Per cui, oggi, un’azienda può tenere in deposito fino a 60 metri cubi di rifiuti, di cui 20 pericolosi, senza autorizzazione, senza darne conto a nessuno e, praticamente, senza controlli (anche e soprattutto sulle quantità), addirittura per un anno e mezzo. Senza rischiare niente se poi, in questi 18 mesi, i rifiuti scompaiono e, magari, finiscono illecitamente in qualche capannone, in qualche discarica abusiva, nella terra dei fuochi, in terreni destinati all’agricoltura o in qualche rogo. Chiaro esempio di economia circolare “all’italiana”.

E allora, se vogliamo tornare alla questione base dell’alleanza Pd- Cinque stelle, a me sembra che il dibattito dovrebbe finalmente orientarsi su scelte e temi concreti, lasciando da parte slogan più o meno suggestivi e andando al nocciolo del problema e cioè al tipo di sviluppo che si vuole programmare, dicendo con chiarezza e con precisione quali attività economiche, culturali e produttive vanno incentivate, con la consapevolezza che, con buona pace di Mario Draghi, uno sviluppo vero del nostro paese non coincide affatto, anzi è incompatibile con una crescita solo quantitativa che, in ogni caso, è arrivata al limite. E che Covid-19 non è un incidente ma il risultato prevedibile del tipo di sviluppo distruttivo oggi dominante.

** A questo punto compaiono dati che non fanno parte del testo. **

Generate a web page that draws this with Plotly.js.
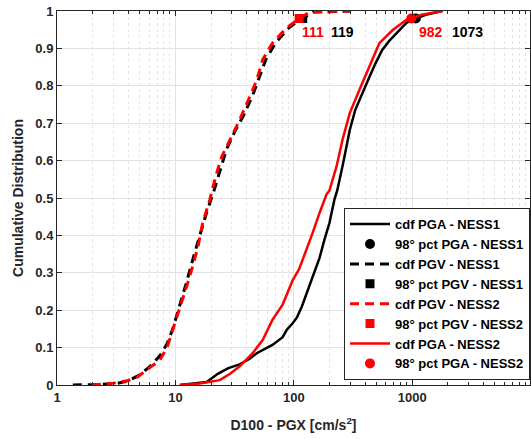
<!DOCTYPE html>
<html>
<head>
<meta charset="utf-8">
<script src="https://cdn.plot.ly/plotly-3.0.1.min.js"></script>
<style>html,body{margin:0;padding:0;background:#fff;}#chart{width:531px;height:439px;}</style>
</head>
<body>
<div id="chart"></div>
<script>
// CDF PGA - NESS1 (black solid)
const pgaN1_x = [10.9, 14, 18.4, 22.8, 28, 34.9, 42.4, 48.6, 58, 66, 80.5, 87, 97.8, 106, 117, 132, 150, 165, 182, 200, 220, 233, 260, 297, 330, 358, 400, 436, 490, 558, 640, 735, 892, 1073, 1300, 1800];
const pgaN1_y = [0, 0.004, 0.008, 0.03, 0.045, 0.055, 0.07, 0.085, 0.097, 0.107, 0.128, 0.147, 0.165, 0.18, 0.21, 0.254, 0.30, 0.34, 0.39, 0.433, 0.495, 0.521, 0.59, 0.682, 0.735, 0.762, 0.80, 0.824, 0.86, 0.896, 0.92, 0.941, 0.968, 0.98, 0.99, 1.0];
// CDF PGV - NESS1 (black dashed)
const pgvN1_x = [1.36, 2.2, 3.2, 3.9, 5.0, 6.1, 7.4, 8.5, 9.5, 10.6, 12.3, 14.3, 16.6, 18.3, 21.2, 24, 27, 32, 37.5, 45, 51, 58, 70, 91, 112, 119, 145, 300];
const pgvN1_y = [0, 0.001, 0.004, 0.01, 0.027, 0.05, 0.078, 0.11, 0.15, 0.2, 0.27, 0.345, 0.415, 0.46, 0.52, 0.58, 0.63, 0.68, 0.72, 0.775, 0.82, 0.87, 0.915, 0.955, 0.977, 0.98, 0.997, 1.0];
// CDF PGV - NESS2 (red dashed)
const pgvN2_x = [1.97, 3.0, 4.0, 4.7, 5.3, 6.3, 7.4, 8.5, 9.5, 11.3, 13.2, 15.5, 17.0, 19.5, 22.0, 24.6, 29.8, 34.9, 42.4, 48.6, 54.6, 66, 87, 106, 111, 136, 300];
const pgvN2_y = [0, 0.005, 0.012, 0.02, 0.032, 0.05, 0.067, 0.10, 0.147, 0.219, 0.289, 0.369, 0.433, 0.495, 0.56, 0.61, 0.663, 0.709, 0.77, 0.815, 0.87, 0.914, 0.955, 0.977, 0.98, 0.997, 1.0];
// CDF PGA - NESS2 (red solid)
const pgaN2_x = [10.9, 16, 23.7, 29, 34.9, 44.9, 54.6, 66, 80.5, 97.8, 111, 128, 144, 165, 189, 200, 229, 260, 297, 358, 436, 528, 685, 892, 982, 1200, 1800];
const pgaN2_y = [0, 0.004, 0.013, 0.03, 0.05, 0.085, 0.12, 0.174, 0.215, 0.28, 0.31, 0.36, 0.406, 0.46, 0.51, 0.52, 0.583, 0.66, 0.727, 0.789, 0.85, 0.914, 0.949, 0.976, 0.98, 0.99, 1.0];
// 98th percentiles
const pct98_level = 0.98;
const pct_PGA_N1 = 1073, pct_PGV_N1 = 119, pct_PGV_N2 = 111, pct_PGA_N2 = 982;
const xTicks = [1, 10, 100, 1000];
const xTickText = ['1', '10', '100', '1000'];
const yTicks = [0, 0.1, 0.2, 0.3, 0.4, 0.5, 0.6, 0.7, 0.8, 0.9, 1];
const yTickText = ['0', '0.1', '0.2', '0.3', '0.4', '0.5', '0.6', '0.7', '0.8', '0.9', '1'];

const FONT = 'Liberation Sans, Arial, sans-serif';
const RED = '#ff0000', BLACK = '#000000';
const dash = '9px,6px';

const traces = [
  {x: pgaN1_x, y: pgaN1_y, mode: 'lines', name: 'cdf PGA - NESS1', line: {color: BLACK, width: 2.5}},
  {x: [pct_PGA_N1], y: [pct98_level], mode: 'markers', name: '98° pct PGA - NESS1', marker: {color: BLACK, symbol: 'circle', size: 10}},
  {x: pgvN1_x, y: pgvN1_y, mode: 'lines', name: 'cdf PGV - NESS1', line: {color: BLACK, width: 3, dash: dash}},
  {x: [pct_PGV_N1], y: [pct98_level], mode: 'markers', name: '98° pct PGV - NESS1', marker: {color: BLACK, symbol: 'square', size: 9}},
  {x: pgvN2_x, y: pgvN2_y, mode: 'lines', name: 'cdf PGV - NESS2', line: {color: RED, width: 3, dash: dash}},
  {x: [pct_PGV_N2], y: [pct98_level], mode: 'markers', name: '98° pct PGV - NESS2', marker: {color: RED, symbol: 'square', size: 9}},
  {x: pgaN2_x, y: pgaN2_y, mode: 'lines', name: 'cdf PGA - NESS2', line: {color: RED, width: 2.5}},
  {x: [pct_PGA_N2], y: [pct98_level], mode: 'markers', name: '98° pct PGA - NESS2', marker: {color: RED, symbol: 'circle', size: 10}}
];

const annFont = (c) => ({family: FONT, size: 14, color: c, weight: 'bold'});
const annY = 0.945;
const annotations = [
  {x: Math.log10(pct_PGV_N2), y: annY, text: String(pct_PGV_N2), xanchor: 'left', yanchor: 'middle', showarrow: false, xshift: 1, font: annFont(RED)},
  {x: Math.log10(pct_PGV_N1), y: annY, text: String(pct_PGV_N1), xanchor: 'left', yanchor: 'middle', showarrow: false, xshift: 26, font: annFont(BLACK)},
  {x: Math.log10(pct_PGA_N2), y: annY, text: String(pct_PGA_N2), xanchor: 'left', yanchor: 'middle', showarrow: false, xshift: 6, font: annFont(RED)},
  {x: Math.log10(pct_PGA_N1), y: annY, text: String(pct_PGA_N1), xanchor: 'left', yanchor: 'middle', showarrow: false, xshift: 34, font: annFont(BLACK)}
];

const layout = {
  width: 531, height: 439,
  margin: {l: 57, r: 1, t: 11, b: 54},
  paper_bgcolor: '#ffffff', plot_bgcolor: '#ffffff',
  font: {family: FONT, color: '#262626', size: 13, weight: 'bold'},
  showlegend: true,
  legend: {
    x: 1, y: 0.013, xanchor: 'right', yanchor: 'bottom',
    bgcolor: '#ffffff', bordercolor: '#262626', borderwidth: 1,
    font: {family: FONT, size: 13, color: '#000000', weight: 'bold'},
    tracegroupgap: 0, itemwidth: 40
  },
  xaxis: {
    type: 'log', range: [0, 3.995],
    tickmode: 'array', tickvals: xTicks, ticktext: xTickText,
    ticks: 'inside', ticklen: 5, tickcolor: '#262626', mirror: 'ticks',
    showline: true, linecolor: '#262626', linewidth: 1,
    showgrid: true, gridcolor: '#e3e3e3', gridwidth: 1,
    minor: {dtick: 'D1', ticks: 'inside', ticklen: 3, tickcolor: '#262626', showgrid: true, gridcolor: '#e4e4e4', griddash: 'dot', gridwidth: 1},
    tickfont: {family: FONT, size: 13, color: '#262626', weight: 'bold'},
    title: {text: 'D100 - PGX [cm/s<sup>2</sup>]', font: {family: FONT, size: 14, color: '#262626', weight: 'bold'}, standoff: 16},
    zeroline: false
  },
  yaxis: {
    range: [0, 1],
    tickmode: 'array', tickvals: yTicks, ticktext: yTickText,
    ticks: 'inside', ticklen: 5, tickcolor: '#262626', mirror: 'ticks',
    showline: true, linecolor: '#262626', linewidth: 1,
    showgrid: true, gridcolor: '#e3e3e3', gridwidth: 1,
    tickfont: {family: FONT, size: 13, color: '#262626', weight: 'bold'},
    title: {text: 'Cumulative Distribution', font: {family: FONT, size: 14, color: '#262626', weight: 'bold'}, standoff: 8},
    zeroline: false
  },
  annotations: annotations
};

Plotly.newPlot('chart', traces, layout, {displayModeBar: false, staticPlot: true});
</script>
</body>
</html>
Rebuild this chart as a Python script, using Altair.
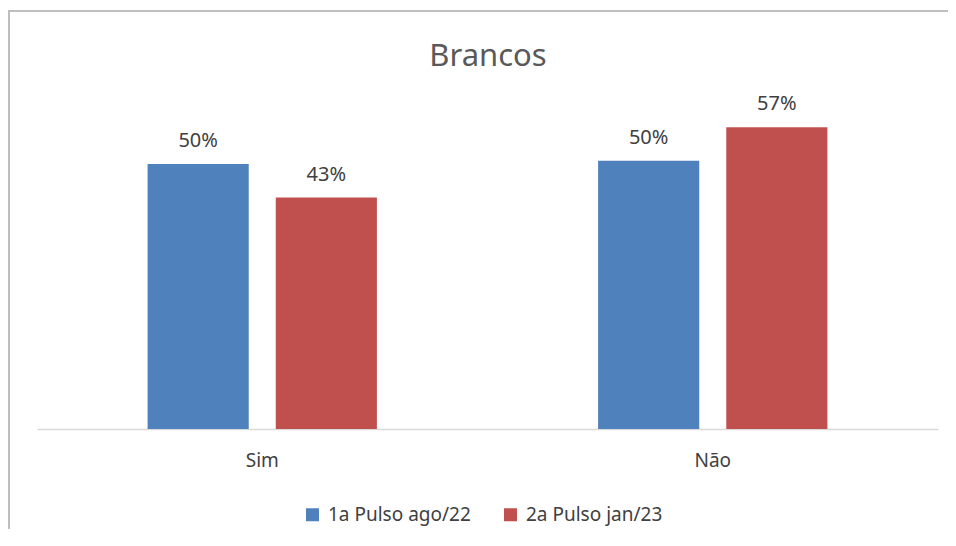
import altair as alt
import pandas as pd

categories = ["Sim", "Não"]
series = ["1a Pulso ago/22", "2a Pulso jan/23"]
values_1a = [0.497, 0.503]
values_2a = [0.434, 0.566]
labels_1a = ["50%", "50%"]
labels_2a = ["43%", "57%"]
colors = ["#4F81BD", "#C0504D"]
title_text = ["Brancos"]

rows = []
for i, c in enumerate(categories):
    rows.append({"cat": c, "serie": series[0], "val": values_1a[i], "lab": labels_1a[i]})
    rows.append({"cat": c, "serie": series[1], "val": values_2a[i], "lab": labels_2a[i]})
df = pd.DataFrame(rows)
tdf = pd.DataFrame({"t": title_text})

FONT = "Noto Sans"

x = alt.X("cat:N", sort=categories, title=None,
          scale=alt.Scale(paddingInner=0.491, paddingOuter=0.2455),
          axis=alt.Axis(labelAngle=0, ticks=False, domainColor="#D9D9D9", domainWidth=1.5,
                        labelFont=FONT, labelFontSize=19, labelColor="#404040",
                        labelPadding=22, grid=False))
xo = alt.XOffset("serie:N", sort=series, scale=alt.Scale(paddingInner=0.211, paddingOuter=0))
y = alt.Y("val:Q", scale=alt.Scale(domain=[0, 0.6]), axis=None)

bars = alt.Chart(df).mark_bar().encode(
    x=x, xOffset=xo, y=y,
    color=alt.Color("serie:N", sort=series, scale=alt.Scale(domain=series, range=colors),
                    legend=alt.Legend(title=None, orient="none", direction="horizontal",
                                      legendX=266, legendY=396, symbolType="square",
                                      symbolSize=169, symbolStrokeWidth=0, padding=0,
                                      labelFont=FONT, labelFontSize=19, labelColor="#404040",
                                      labelOffset=6, columnPadding=30)),
)

text = alt.Chart(df).mark_text(font=FONT, fontSize=20, color="#404040",
                               baseline="alphabetic", dy=-17).encode(
    x=x, xOffset=xo, y=y, text="lab:N")

title = alt.Chart(tdf).mark_text(font=FONT, fontSize=31, color="#595959",
                                 baseline="middle", align="center").encode(
    x=alt.value(451), y=alt.value(-52), text="t:N")

border_top = alt.Chart(df).mark_rule(color="#BFBFBF", strokeWidth=2).encode(
    x=alt.value(-29), x2=alt.value(920), y=alt.value(-98))
border_left = alt.Chart(df).mark_rule(color="#BFBFBF", strokeWidth=2).encode(
    x=alt.value(-28), y=alt.value(-99), y2=alt.value(460))

chart = alt.layer(border_top, border_left, bars, text, title).properties(
    width=901, height=320,
    autosize=alt.AutoSizeParams(type="none"),
    padding={"left": 29, "top": 101, "right": 10, "bottom": 100},
).configure_view(stroke=None)

chart.save("out.html", embed_options={"renderer": "svg", "actions": False})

Ecco, è proprio su questo che vorrei essere rassicurato. Vorrei sapere, insomma, se una alleanza Pd-Cinque stelle ci propone uno sviluppo “umano” dove compare anche il termine “felicità” oppure se vuole continuare, al di là degli slogan e delle chiacchiere “sostenibili”, in questo tipo di sviluppo distorto che, soprattutto nel dopo Covid, può solo aumentare diseguaglianze, disastri, violenza ed infelicità.